> [What you will do]:
Will you write out the data exactly, excluding every picture?

> [Stored data]:
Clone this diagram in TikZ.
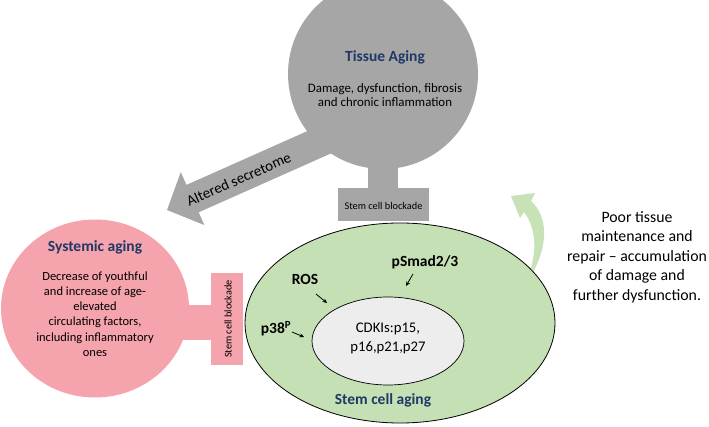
\documentclass[tikz,border=0pt]{standalone}
\usepackage{fontspec}
\setmainfont{Carlito}
\usetikzlibrary{arrows.meta,shapes.geometric}
\definecolor{tgray}{RGB}{166,166,166}
\definecolor{spink}{RGB}{245,163,172}
\definecolor{sgreen}{RGB}{197,224,180}
\definecolor{cgray}{RGB}{237,237,237}
\definecolor{navy}{RGB}{31,56,100}
\definecolor{agreen}{RGB}{200,226,184}
\begin{document}
\begin{tikzpicture}[x=1pt,y=-1pt,
  title/.style={font=\bfseries\fontsize{15.5}{18}\selectfont, text=navy, inner sep=0pt},
  bodytxt/.style={align=center, inner sep=0pt},
  blocktxt/.style={font=\fontsize{10.3}{12}\selectfont, inner sep=0pt},
  marker/.style={font=\bfseries\fontsize{15.5}{18}\selectfont, inner sep=0pt},
  smallarrow/.style={-{Stealth[length=4.5pt,width=4pt]}, line width=0.8pt}]
\useasboundingbox (0,0) rectangle (709,427);
\clip (0,0) rectangle (709,427);

% Altered secretome block arrow
\begin{scope}[shift={(167,210)}, rotate=24]
  \fill[tgray] (0,0) -- (28,-29) -- (28,-15) -- (185,-15) -- (185,15) -- (28,15) -- (28,29) -- cycle;
  \node[rotate=24, font=\fontsize{15}{18}\selectfont, inner sep=0pt] (secretome) at (78,1) {Altered secretome};
\end{scope}

% Tissue aging
\fill[tgray] (368,160) rectangle (398,190);
\node[circle, fill=tgray, minimum size=190pt, inner sep=0pt] (tissue) at (383,74) {};
\node[fill=tgray, minimum width=91pt, minimum height=33pt, inner sep=0pt] (tbox) at (383.5,204.5) {};
\node[blocktxt] (ttext) at (383.5,206) {Stem cell blockade};
\node[title] (ttitle) at (385,57) {Tissue Aging};
\node[bodytxt, font=\fontsize{12.9}{14.5}\selectfont] (tbody) at (385,95) {Damage, dysfunction, fibrosis\\and chronic inflammation};

% Systemic aging
\fill[spink] (180,305) rectangle (213,340);
\node[ellipse, fill=spink, minimum width=188pt, minimum height=178pt, inner sep=0pt] (sys) at (95,308.5) {};
\node[fill=spink, minimum width=32pt, minimum height=92pt, inner sep=0pt] (sbox) at (227,319) {};
\node[blocktxt, rotate=90] (stext) at (228,319) {Stem cell blockade};
\node[title] (stitle) at (95,247) {Systemic aging};
\node[bodytxt, font=\fontsize{12.5}{15.3}\selectfont] (sbody) at (95,314) {Decrease of youthful\\and increase of age-\\elevated\\ circulating factors,\\including inflammatory\\ones};

% green curved arrow
\fill[agreen] (511,196) -- (535,193) -- (531,201)
  .. controls (547,215) and (553,247) .. (522,290)
  .. controls (537,262) and (539,232) .. (524,212)
  -- (520,218) -- cycle;

% Stem cell aging
\node[ellipse, draw=black, line width=0.8pt, fill=sgreen, minimum width=310pt, minimum height=200pt, inner sep=0pt] (stem) at (400,323) {};
\node[ellipse, draw=black, line width=0.7pt, fill=cgray, minimum width=152pt, minimum height=88pt, inner sep=0pt] (cdki) at (388,341) {};
\node[bodytxt, font=\fontsize{14.7}{19}\selectfont] (cdkitext) at (388,338) {CDKIs:p15,\\p16,p21,p27};
\node[title] (stemtitle) at (383,400) {Stem cell aging};

\node[marker] (ros) at (305,279) {ROS};
\node[marker] (psmad) at (425,262) {pSmad2/3};
\node[marker] (p38) at (276,329) {p38\textsuperscript{P}};

\coordinate (rosA) at (316,294);
\coordinate (rosB) at (327,303);
\coordinate (smA) at (413,274);
\coordinate (smB) at (406,286);
\coordinate (pA) at (292,332);
\coordinate (pB) at (304,337);
\draw[smallarrow] (rosA) -- (rosB);
\draw[smallarrow] (smA) -- (smB);
\draw[smallarrow] (pA) -- (pB);

% right text
\node[bodytxt, font=\fontsize{15.8}{19.5}\selectfont] (poor) at (637,257) {Poor tissue\\maintenance and\\repair -- accumulation\\of damage and\\further dysfunction.};
\end{tikzpicture}
\end{document}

> [Exercise answer]:
Clone this diagram in TikZ.
\documentclass[tikz,border=0pt]{standalone}
\usepackage{fontspec}
\setmainfont{Carlito}
\usetikzlibrary{arrows.meta,shapes.geometric}
\definecolor{tgray}{RGB}{166,166,166}
\definecolor{spink}{RGB}{245,163,172}
\definecolor{sgreen}{RGB}{197,224,180}
\definecolor{cgray}{RGB}{237,237,237}
\definecolor{navy}{RGB}{31,56,100}
\definecolor{agreen}{RGB}{200,226,184}
\begin{document}
\begin{tikzpicture}[x=1pt,y=-1pt,
  title/.style={font=\bfseries\fontsize{15.5}{18}\selectfont, text=navy, inner sep=0pt},
  bodytxt/.style={align=center, inner sep=0pt},
  blocktxt/.style={font=\fontsize{10.3}{12}\selectfont, inner sep=0pt},
  marker/.style={font=\bfseries\fontsize{15.5}{18}\selectfont, inner sep=0pt},
  smallarrow/.style={-{Stealth[length=4.5pt,width=4pt]}, line width=0.8pt}]
\useasboundingbox (0,0) rectangle (709,427);
\clip (0,0) rectangle (709,427);

% Altered secretome block arrow
\begin{scope}[shift={(167,210)}, rotate=24]
  \fill[tgray] (0,0) -- (28,-29) -- (28,-15) -- (185,-15) -- (185,15) -- (28,15) -- (28,29) -- cycle;
  \node[rotate=24, font=\fontsize{15}{18}\selectfont, inner sep=0pt] (secretome) at (78,1) {Altered secretome};
\end{scope}

% Tissue aging
\fill[tgray] (368,160) rectangle (398,190);
\node[circle, fill=tgray, minimum size=190pt, inner sep=0pt] (tissue) at (383,74) {};
\node[fill=tgray, minimum width=91pt, minimum height=33pt, inner sep=0pt] (tbox) at (383.5,204.5) {};
\node[blocktxt] (ttext) at (383.5,206) {Stem cell blockade};
\node[title] (ttitle) at (385,57) {Tissue Aging};
\node[bodytxt, font=\fontsize{12.9}{14.5}\selectfont] (tbody) at (385,95) {Damage, dysfunction, fibrosis\\and chronic inflammation};

% Systemic aging
\fill[spink] (180,305) rectangle (213,340);
\node[ellipse, fill=spink, minimum width=188pt, minimum height=178pt, inner sep=0pt] (sys) at (95,308.5) {};
\node[fill=spink, minimum width=32pt, minimum height=92pt, inner sep=0pt] (sbox) at (227,319) {};
\node[blocktxt, rotate=90] (stext) at (228,319) {Stem cell blockade};
\node[title] (stitle) at (95,247) {Systemic aging};
\node[bodytxt, font=\fontsize{12.5}{15.3}\selectfont] (sbody) at (95,314) {Decrease of youthful\\and increase of age-\\elevated\\ circulating factors,\\including inflammatory\\ones};

% green curved arrow
\fill[agreen] (511,196) -- (535,193) -- (531,201)
  .. controls (547,215) and (553,247) .. (522,290)
  .. controls (537,262) and (539,232) .. (524,212)
  -- (520,218) -- cycle;

% Stem cell aging
\node[ellipse, draw=black, line width=0.8pt, fill=sgreen, minimum width=310pt, minimum height=200pt, inner sep=0pt] (stem) at (400,323) {};
\node[ellipse, draw=black, line width=0.7pt, fill=cgray, minimum width=152pt, minimum height=88pt, inner sep=0pt] (cdki) at (388,341) {};
\node[bodytxt, font=\fontsize{14.7}{19}\selectfont] (cdkitext) at (388,338) {CDKIs:p15,\\p16,p21,p27};
\node[title] (stemtitle) at (383,400) {Stem cell aging};

\node[marker] (ros) at (305,279) {ROS};
\node[marker] (psmad) at (425,262) {pSmad2/3};
\node[marker] (p38) at (276,329) {p38\textsuperscript{P}};

\coordinate (rosA) at (316,294);
\coordinate (rosB) at (327,303);
\coordinate (smA) at (413,274);
\coordinate (smB) at (406,286);
\coordinate (pA) at (292,332);
\coordinate (pB) at (304,337);
\draw[smallarrow] (rosA) -- (rosB);
\draw[smallarrow] (smA) -- (smB);
\draw[smallarrow] (pA) -- (pB);

% right text
\node[bodytxt, font=\fontsize{15.8}{19.5}\selectfont] (poor) at (637,257) {Poor tissue\\maintenance and\\repair -- accumulation\\of damage and\\further dysfunction.};
\end{tikzpicture}
\end{document}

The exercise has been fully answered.